Contextual positioning. This is typically related to combining characters, and indicates that a typical font uses OpenType rules to position of a glyph according to the glyphs that surround it, eg. tone marks in Thai, or vowel signs in Arabic (if used). Nearly all scripts with combining characters will need some positioning rules to take account of where the combining character should be placed. This indicator is more concerned with whether that location varies significantly, depending on the surrounding context.
Multiple combining characters. Whether more than one combining character can be associated with a give base character.
Vowel signs. Whether the script uses vowel-signs to represent vowels (ie. is an abugida). The keyword 'standalone' indicates that some vowel signs are not combining characters.
Case sensitive Whether or not the script makes case distinctions.
Contextual shaping. Whether different glyph shapes have to be used for a character depending on the visual context, eg. the RA in Myanmar that grows and shrinks to fit around the character is surrounds. Note that this does not include shaping for cursive scripts (see below).

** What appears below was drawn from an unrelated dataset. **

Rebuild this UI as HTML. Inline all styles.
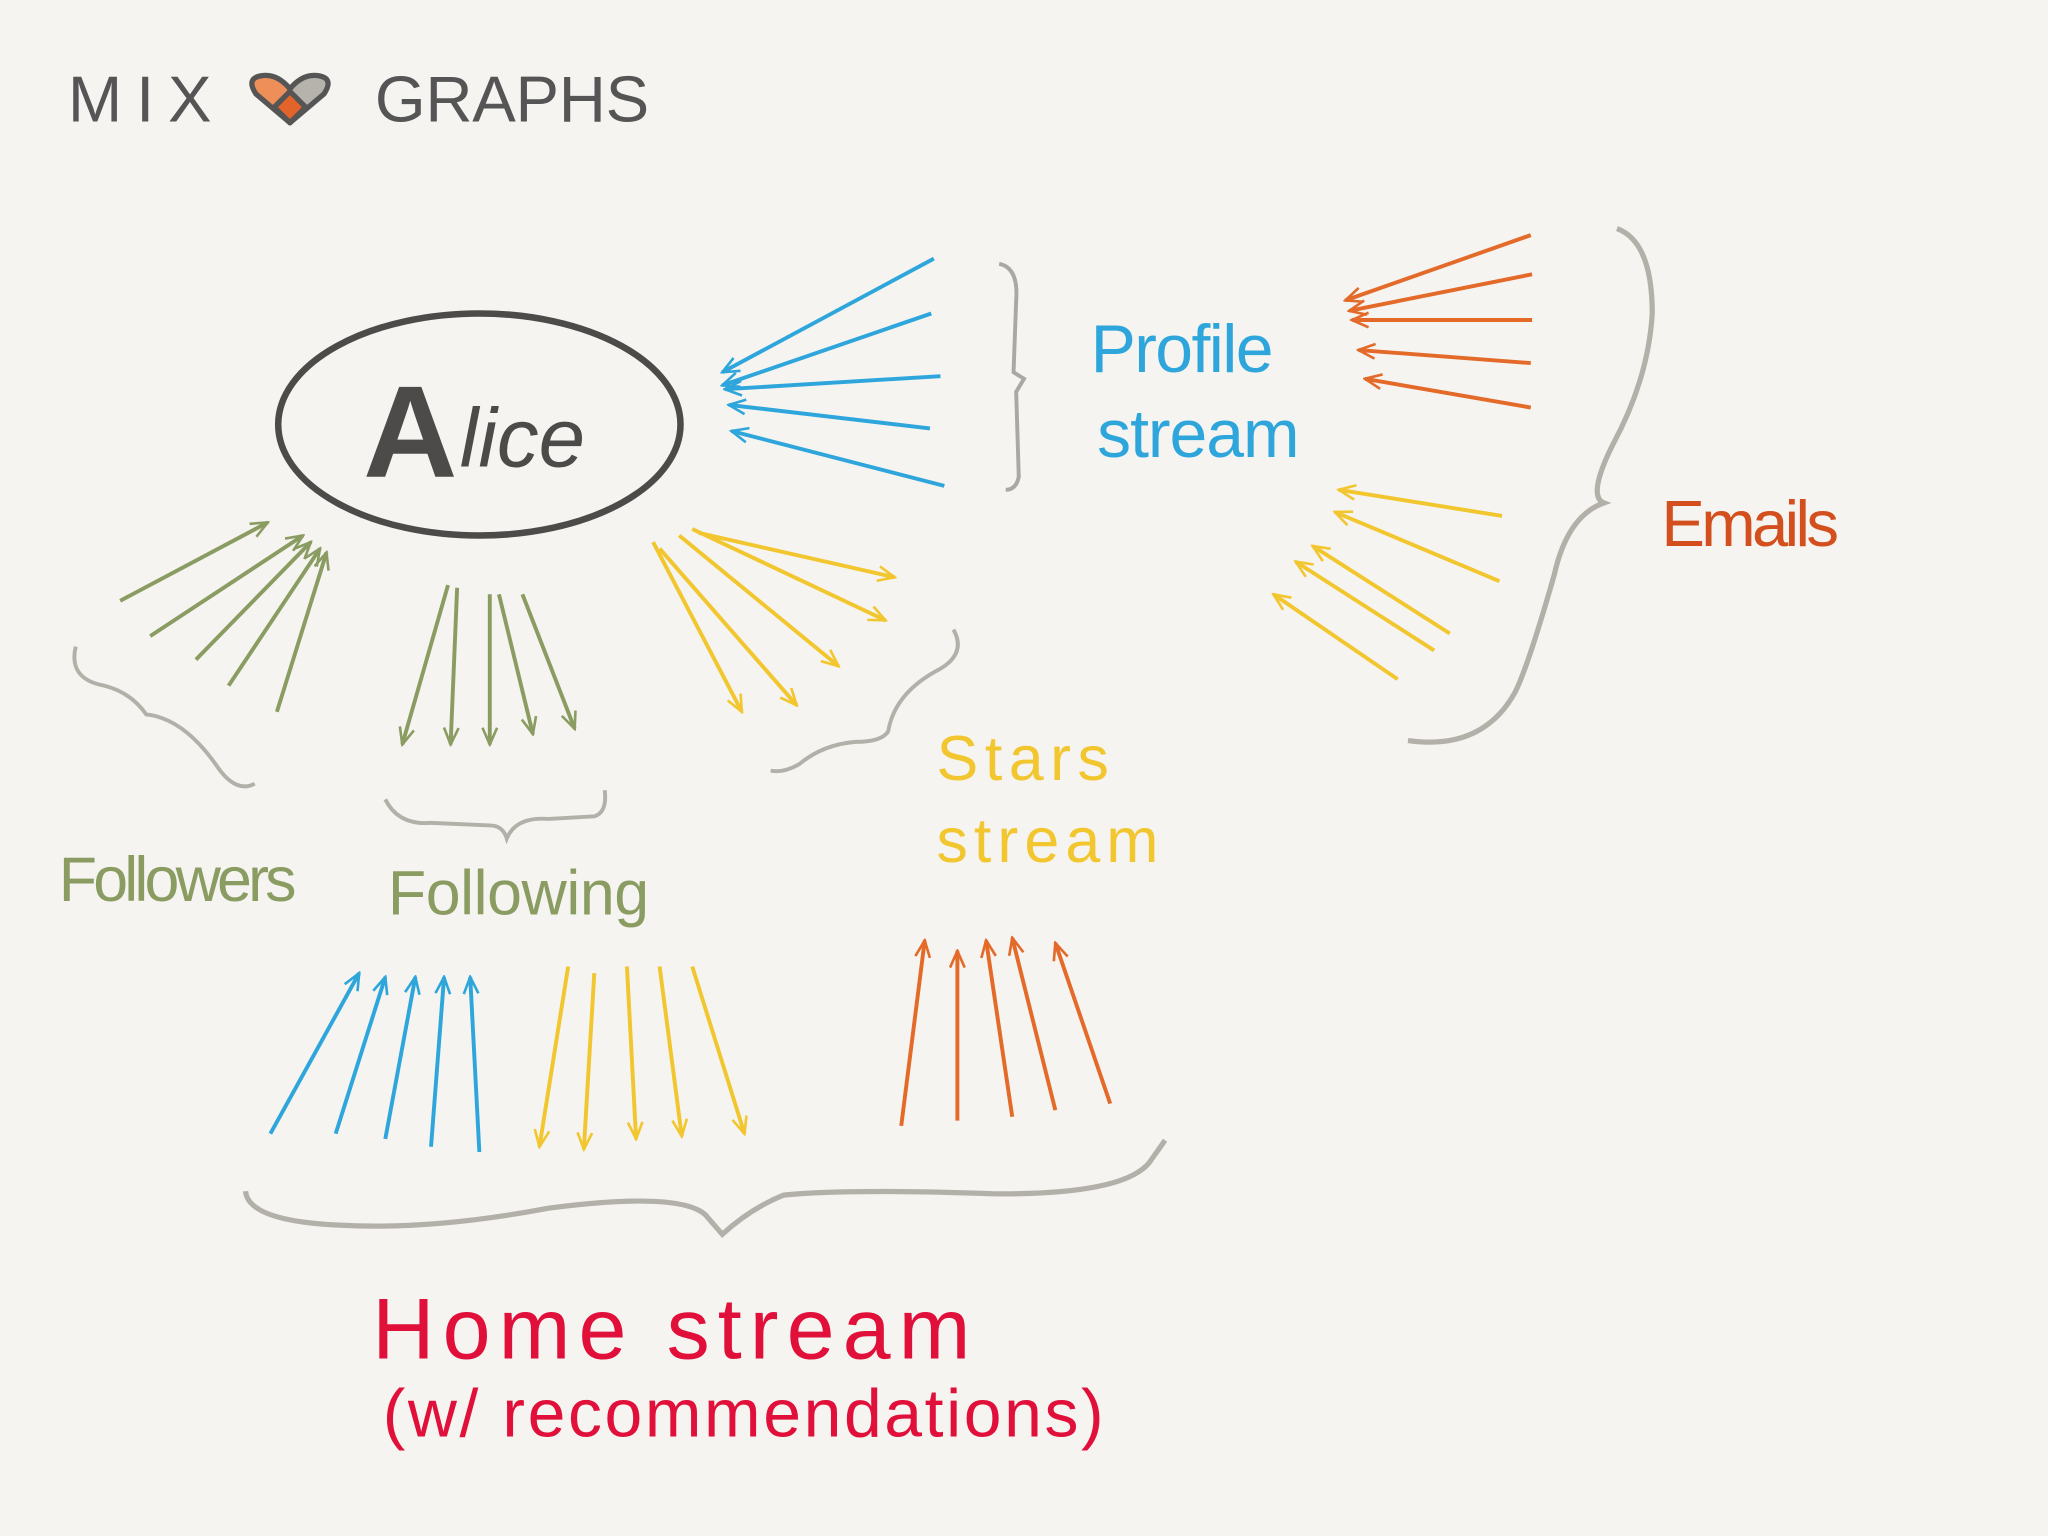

Cursive script. Do the letters in this script join up, eg. as in Arabic?
Text direction. Is this a right-to-left script (which actually usually means that bidirectional behaviour needs to be supported, for numbers and embedded foreign text.) Is it used in a vertical orientation?
Word separator. Is this a script like Thai, where spaces are used to separate phrases, not words, or like Japanese and Chinese, that don't use spaces, or Ethiopic, that has its own word separator?
Baseline. The baseline for Latin text is labelled 'mid'. Scripts designed like Indic scripts that hang from a high baseline, are labelled 'high'. Scripts like Chinese are labelled 'low'.
Text wrap. At the end of a line, where is the typically break point? Is it between words, or characters? Entries labelled 'special' wrap at a character that is not a space, eg. Tibetan, which uses a tsheg between words, rather than a space.
Hyphenation. Whether or not hyphenation is used with the script – by which is meant the addition of a mark at the end or beginning of a line when a word is broken at line end. Scripts that simply break text at syllable or character boundaries are not classed here as hyphenating. An asterisk indicates that practise varies for certain languages (for example, Uighur written with the Arabic script does hyphenate, but most other languages using Arabic script do not).
Justification. What is the basic starting point for justification of text on a line? Typically this is related to the spaces between words. Here are the other alternatives listed: 'char' is typical of Chinese and Japanese, where justification starts with inter-character spaces; 'cluster' refers to scripts such as in South East Asia, where word boundaries are taken into account, but spaces are used as phrase separators; 'word' is used for arabic-based scripts, where justification is commonly achieved by stretching the baseline or using ligatures.
Region. This rough grouping places the script in the region where it originated, so English is in Europe, and Arabic is in the Middle East. It serves to get a very rough idea of how things stack up on a regional basis.
Digits. Does the script have a set of native digits? Note that in some cases these may not be used for a particular language.
Feature count. This is a very simplistic indicator that simply awards one point for each column after the first three columns that doesn't read 'no', 'mid' or '0'.